#### What you will do
Without the pictures, repeat the listing character for character.

#### Raw data
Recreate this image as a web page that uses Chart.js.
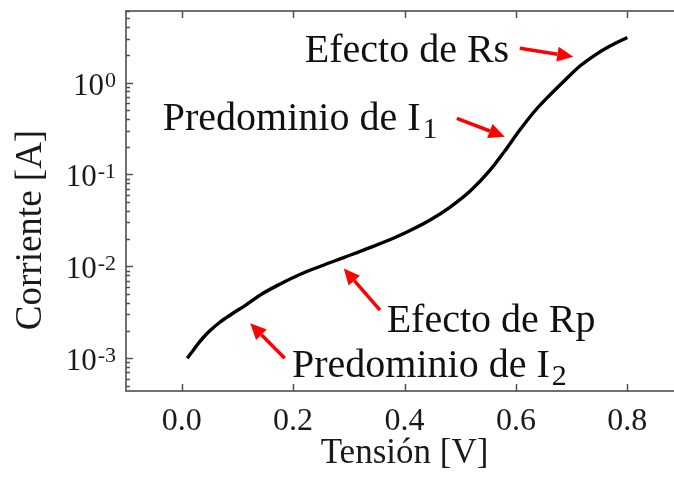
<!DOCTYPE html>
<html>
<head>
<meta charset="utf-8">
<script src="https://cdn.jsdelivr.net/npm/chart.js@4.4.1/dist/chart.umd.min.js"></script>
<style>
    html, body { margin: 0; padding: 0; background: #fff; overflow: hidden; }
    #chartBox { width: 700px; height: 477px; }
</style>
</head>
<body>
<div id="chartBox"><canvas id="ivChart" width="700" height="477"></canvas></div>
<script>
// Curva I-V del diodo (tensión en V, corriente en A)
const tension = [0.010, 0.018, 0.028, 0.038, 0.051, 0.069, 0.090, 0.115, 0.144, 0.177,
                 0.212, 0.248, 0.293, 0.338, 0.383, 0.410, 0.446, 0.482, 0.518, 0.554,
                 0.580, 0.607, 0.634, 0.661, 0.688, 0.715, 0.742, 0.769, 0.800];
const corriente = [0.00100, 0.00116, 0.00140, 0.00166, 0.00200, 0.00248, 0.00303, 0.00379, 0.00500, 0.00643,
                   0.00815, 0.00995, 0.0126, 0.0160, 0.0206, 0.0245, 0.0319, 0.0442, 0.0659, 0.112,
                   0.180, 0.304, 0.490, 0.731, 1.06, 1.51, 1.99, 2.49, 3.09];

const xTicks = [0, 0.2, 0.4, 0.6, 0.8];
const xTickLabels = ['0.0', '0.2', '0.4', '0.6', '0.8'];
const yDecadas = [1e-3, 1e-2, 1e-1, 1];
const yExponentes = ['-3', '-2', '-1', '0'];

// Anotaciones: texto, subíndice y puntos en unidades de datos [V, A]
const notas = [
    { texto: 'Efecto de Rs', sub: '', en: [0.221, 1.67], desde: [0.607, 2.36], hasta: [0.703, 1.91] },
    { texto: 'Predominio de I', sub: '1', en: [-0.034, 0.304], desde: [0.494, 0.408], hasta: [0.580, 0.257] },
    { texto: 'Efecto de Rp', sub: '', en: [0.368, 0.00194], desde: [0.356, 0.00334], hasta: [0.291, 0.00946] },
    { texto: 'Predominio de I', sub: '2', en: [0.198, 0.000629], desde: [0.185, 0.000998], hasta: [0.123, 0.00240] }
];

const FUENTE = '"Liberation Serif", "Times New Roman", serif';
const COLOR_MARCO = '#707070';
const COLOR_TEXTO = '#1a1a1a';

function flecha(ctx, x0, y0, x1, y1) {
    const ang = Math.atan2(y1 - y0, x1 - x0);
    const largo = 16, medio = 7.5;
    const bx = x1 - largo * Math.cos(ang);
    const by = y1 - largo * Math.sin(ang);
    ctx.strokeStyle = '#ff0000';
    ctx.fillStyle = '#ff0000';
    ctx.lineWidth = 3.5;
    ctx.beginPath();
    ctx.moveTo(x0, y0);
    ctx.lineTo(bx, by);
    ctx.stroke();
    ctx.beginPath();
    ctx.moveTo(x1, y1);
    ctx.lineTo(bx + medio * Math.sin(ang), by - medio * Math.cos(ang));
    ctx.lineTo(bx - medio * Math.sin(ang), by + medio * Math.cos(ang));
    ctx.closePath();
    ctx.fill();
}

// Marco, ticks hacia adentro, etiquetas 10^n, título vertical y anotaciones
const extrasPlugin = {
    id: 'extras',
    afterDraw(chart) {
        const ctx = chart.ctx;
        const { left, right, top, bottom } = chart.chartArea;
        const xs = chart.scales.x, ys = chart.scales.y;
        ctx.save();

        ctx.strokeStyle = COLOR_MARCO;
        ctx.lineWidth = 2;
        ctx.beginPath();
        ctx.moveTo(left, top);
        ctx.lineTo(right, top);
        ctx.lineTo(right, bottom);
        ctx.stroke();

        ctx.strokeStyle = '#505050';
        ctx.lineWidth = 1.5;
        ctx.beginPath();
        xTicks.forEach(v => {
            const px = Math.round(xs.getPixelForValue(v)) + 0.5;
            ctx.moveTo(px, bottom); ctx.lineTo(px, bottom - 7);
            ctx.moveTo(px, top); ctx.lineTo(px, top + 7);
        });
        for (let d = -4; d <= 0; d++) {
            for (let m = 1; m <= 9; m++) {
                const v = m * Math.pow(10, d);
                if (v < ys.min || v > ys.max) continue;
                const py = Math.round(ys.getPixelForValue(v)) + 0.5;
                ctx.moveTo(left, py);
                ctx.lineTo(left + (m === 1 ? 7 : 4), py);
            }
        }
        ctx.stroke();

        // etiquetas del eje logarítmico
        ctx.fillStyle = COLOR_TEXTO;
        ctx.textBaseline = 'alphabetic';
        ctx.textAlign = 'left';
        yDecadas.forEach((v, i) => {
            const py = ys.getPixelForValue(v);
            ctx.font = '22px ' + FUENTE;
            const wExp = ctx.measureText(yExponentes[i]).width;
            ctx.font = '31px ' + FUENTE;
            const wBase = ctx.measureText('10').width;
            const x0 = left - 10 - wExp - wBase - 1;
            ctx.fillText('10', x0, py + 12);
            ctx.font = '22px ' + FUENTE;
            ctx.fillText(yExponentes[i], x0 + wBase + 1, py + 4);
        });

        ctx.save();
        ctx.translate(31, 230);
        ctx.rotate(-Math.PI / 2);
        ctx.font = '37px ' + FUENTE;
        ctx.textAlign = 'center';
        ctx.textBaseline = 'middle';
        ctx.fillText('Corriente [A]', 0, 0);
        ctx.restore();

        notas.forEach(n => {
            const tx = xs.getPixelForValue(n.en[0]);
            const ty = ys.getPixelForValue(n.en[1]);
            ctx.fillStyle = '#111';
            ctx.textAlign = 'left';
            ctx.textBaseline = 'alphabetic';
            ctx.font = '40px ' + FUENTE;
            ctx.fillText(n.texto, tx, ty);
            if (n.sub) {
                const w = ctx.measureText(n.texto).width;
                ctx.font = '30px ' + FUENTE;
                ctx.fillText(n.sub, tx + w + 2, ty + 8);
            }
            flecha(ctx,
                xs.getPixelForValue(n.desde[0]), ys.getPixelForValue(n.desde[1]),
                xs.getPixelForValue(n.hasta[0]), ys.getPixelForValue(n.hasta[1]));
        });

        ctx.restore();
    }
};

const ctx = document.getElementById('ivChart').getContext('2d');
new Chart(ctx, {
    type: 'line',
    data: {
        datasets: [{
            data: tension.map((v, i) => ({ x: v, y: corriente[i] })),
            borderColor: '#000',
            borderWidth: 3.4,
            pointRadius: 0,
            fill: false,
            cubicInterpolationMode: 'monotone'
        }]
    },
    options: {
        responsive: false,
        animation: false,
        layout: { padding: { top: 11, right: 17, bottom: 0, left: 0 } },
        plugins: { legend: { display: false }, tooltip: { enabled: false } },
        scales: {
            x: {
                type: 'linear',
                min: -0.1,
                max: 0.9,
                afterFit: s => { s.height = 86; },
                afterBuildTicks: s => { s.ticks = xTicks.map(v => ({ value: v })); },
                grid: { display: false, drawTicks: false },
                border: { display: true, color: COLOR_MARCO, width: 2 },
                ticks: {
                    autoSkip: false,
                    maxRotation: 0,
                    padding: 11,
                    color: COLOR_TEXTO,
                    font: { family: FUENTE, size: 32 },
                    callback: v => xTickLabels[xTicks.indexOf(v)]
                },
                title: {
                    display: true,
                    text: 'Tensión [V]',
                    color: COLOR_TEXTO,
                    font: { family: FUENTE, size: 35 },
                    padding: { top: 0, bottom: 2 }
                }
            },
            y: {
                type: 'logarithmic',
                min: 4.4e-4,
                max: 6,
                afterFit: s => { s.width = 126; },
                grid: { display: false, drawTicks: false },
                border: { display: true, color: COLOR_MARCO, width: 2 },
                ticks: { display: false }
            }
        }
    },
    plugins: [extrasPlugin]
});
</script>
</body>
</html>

#### Solution to the problem
Recreate this image as a web page that uses Chart.js.
<!DOCTYPE html>
<html>
<head>
<meta charset="utf-8">
<script src="https://cdn.jsdelivr.net/npm/chart.js@4.4.1/dist/chart.umd.min.js"></script>
<style>
    html, body { margin: 0; padding: 0; background: #fff; overflow: hidden; }
    #chartBox { width: 700px; height: 477px; }
</style>
</head>
<body>
<div id="chartBox"><canvas id="ivChart" width="700" height="477"></canvas></div>
<script>
// Curva I-V del diodo (tensión en V, corriente en A)
const tension = [0.010, 0.018, 0.028, 0.038, 0.051, 0.069, 0.090, 0.115, 0.144, 0.177,
                 0.212, 0.248, 0.293, 0.338, 0.383, 0.410, 0.446, 0.482, 0.518, 0.554,
                 0.580, 0.607, 0.634, 0.661, 0.688, 0.715, 0.742, 0.769, 0.800];
const corriente = [0.00100, 0.00116, 0.00140, 0.00166, 0.00200, 0.00248, 0.00303, 0.00379, 0.00500, 0.00643,
                   0.00815, 0.00995, 0.0126, 0.0160, 0.0206, 0.0245, 0.0319, 0.0442, 0.0659, 0.112,
                   0.180, 0.304, 0.490, 0.731, 1.06, 1.51, 1.99, 2.49, 3.09];

const xTicks = [0, 0.2, 0.4, 0.6, 0.8];
const xTickLabels = ['0.0', '0.2', '0.4', '0.6', '0.8'];
const yDecadas = [1e-3, 1e-2, 1e-1, 1];
const yExponentes = ['-3', '-2', '-1', '0'];

// Anotaciones: texto, subíndice y puntos en unidades de datos [V, A]
const notas = [
    { texto: 'Efecto de Rs', sub: '', en: [0.221, 1.67], desde: [0.607, 2.36], hasta: [0.703, 1.91] },
    { texto: 'Predominio de I', sub: '1', en: [-0.034, 0.304], desde: [0.494, 0.408], hasta: [0.580, 0.257] },
    { texto: 'Efecto de Rp', sub: '', en: [0.368, 0.00194], desde: [0.356, 0.00334], hasta: [0.291, 0.00946] },
    { texto: 'Predominio de I', sub: '2', en: [0.198, 0.000629], desde: [0.185, 0.000998], hasta: [0.123, 0.00240] }
];

const FUENTE = '"Liberation Serif", "Times New Roman", serif';
const COLOR_MARCO = '#707070';
const COLOR_TEXTO = '#1a1a1a';

function flecha(ctx, x0, y0, x1, y1) {
    const ang = Math.atan2(y1 - y0, x1 - x0);
    const largo = 16, medio = 7.5;
    const bx = x1 - largo * Math.cos(ang);
    const by = y1 - largo * Math.sin(ang);
    ctx.strokeStyle = '#ff0000';
    ctx.fillStyle = '#ff0000';
    ctx.lineWidth = 3.5;
    ctx.beginPath();
    ctx.moveTo(x0, y0);
    ctx.lineTo(bx, by);
    ctx.stroke();
    ctx.beginPath();
    ctx.moveTo(x1, y1);
    ctx.lineTo(bx + medio * Math.sin(ang), by - medio * Math.cos(ang));
    ctx.lineTo(bx - medio * Math.sin(ang), by + medio * Math.cos(ang));
    ctx.closePath();
    ctx.fill();
}

// Marco, ticks hacia adentro, etiquetas 10^n, título vertical y anotaciones
const extrasPlugin = {
    id: 'extras',
    afterDraw(chart) {
        const ctx = chart.ctx;
        const { left, right, top, bottom } = chart.chartArea;
        const xs = chart.scales.x, ys = chart.scales.y;
        ctx.save();

        ctx.strokeStyle = COLOR_MARCO;
        ctx.lineWidth = 2;
        ctx.beginPath();
        ctx.moveTo(left, top);
        ctx.lineTo(right, top);
        ctx.lineTo(right, bottom);
        ctx.stroke();

        ctx.strokeStyle = '#505050';
        ctx.lineWidth = 1.5;
        ctx.beginPath();
        xTicks.forEach(v => {
            const px = Math.round(xs.getPixelForValue(v)) + 0.5;
            ctx.moveTo(px, bottom); ctx.lineTo(px, bottom - 7);
            ctx.moveTo(px, top); ctx.lineTo(px, top + 7);
        });
        for (let d = -4; d <= 0; d++) {
            for (let m = 1; m <= 9; m++) {
                const v = m * Math.pow(10, d);
                if (v < ys.min || v > ys.max) continue;
                const py = Math.round(ys.getPixelForValue(v)) + 0.5;
                ctx.moveTo(left, py);
                ctx.lineTo(left + (m === 1 ? 7 : 4), py);
            }
        }
        ctx.stroke();

        // etiquetas del eje logarítmico
        ctx.fillStyle = COLOR_TEXTO;
        ctx.textBaseline = 'alphabetic';
        ctx.textAlign = 'left';
        yDecadas.forEach((v, i) => {
            const py = ys.getPixelForValue(v);
            ctx.font = '22px ' + FUENTE;
            const wExp = ctx.measureText(yExponentes[i]).width;
            ctx.font = '31px ' + FUENTE;
            const wBase = ctx.measureText('10').width;
            const x0 = left - 10 - wExp - wBase - 1;
            ctx.fillText('10', x0, py + 12);
            ctx.font = '22px ' + FUENTE;
            ctx.fillText(yExponentes[i], x0 + wBase + 1, py + 4);
        });

        ctx.save();
        ctx.translate(31, 230);
        ctx.rotate(-Math.PI / 2);
        ctx.font = '37px ' + FUENTE;
        ctx.textAlign = 'center';
        ctx.textBaseline = 'middle';
        ctx.fillText('Corriente [A]', 0, 0);
        ctx.restore();

        notas.forEach(n => {
            const tx = xs.getPixelForValue(n.en[0]);
            const ty = ys.getPixelForValue(n.en[1]);
            ctx.fillStyle = '#111';
            ctx.textAlign = 'left';
            ctx.textBaseline = 'alphabetic';
            ctx.font = '40px ' + FUENTE;
            ctx.fillText(n.texto, tx, ty);
            if (n.sub) {
                const w = ctx.measureText(n.texto).width;
                ctx.font = '30px ' + FUENTE;
                ctx.fillText(n.sub, tx + w + 2, ty + 8);
            }
            flecha(ctx,
                xs.getPixelForValue(n.desde[0]), ys.getPixelForValue(n.desde[1]),
                xs.getPixelForValue(n.hasta[0]), ys.getPixelForValue(n.hasta[1]));
        });

        ctx.restore();
    }
};

const ctx = document.getElementById('ivChart').getContext('2d');
new Chart(ctx, {
    type: 'line',
    data: {
        datasets: [{
            data: tension.map((v, i) => ({ x: v, y: corriente[i] })),
            borderColor: '#000',
            borderWidth: 3.4,
            pointRadius: 0,
            fill: false,
            cubicInterpolationMode: 'monotone'
        }]
    },
    options: {
        responsive: false,
        animation: false,
        layout: { padding: { top: 11, right: 17, bottom: 0, left: 0 } },
        plugins: { legend: { display: false }, tooltip: { enabled: false } },
        scales: {
            x: {
                type: 'linear',
                min: -0.1,
                max: 0.9,
                afterFit: s => { s.height = 86; },
                afterBuildTicks: s => { s.ticks = xTicks.map(v => ({ value: v })); },
                grid: { display: false, drawTicks: false },
                border: { display: true, color: COLOR_MARCO, width: 2 },
                ticks: {
                    autoSkip: false,
                    maxRotation: 0,
                    padding: 11,
                    color: COLOR_TEXTO,
                    font: { family: FUENTE, size: 32 },
                    callback: v => xTickLabels[xTicks.indexOf(v)]
                },
                title: {
                    display: true,
                    text: 'Tensión [V]',
                    color: COLOR_TEXTO,
                    font: { family: FUENTE, size: 35 },
                    padding: { top: 0, bottom: 2 }
                }
            },
            y: {
                type: 'logarithmic',
                min: 4.4e-4,
                max: 6,
                afterFit: s => { s.width = 126; },
                grid: { display: false, drawTicks: false },
                border: { display: true, color: COLOR_MARCO, width: 2 },
                ticks: { display: false }
            }
        }
    },
    plugins: [extrasPlugin]
});
</script>
</body>
</html>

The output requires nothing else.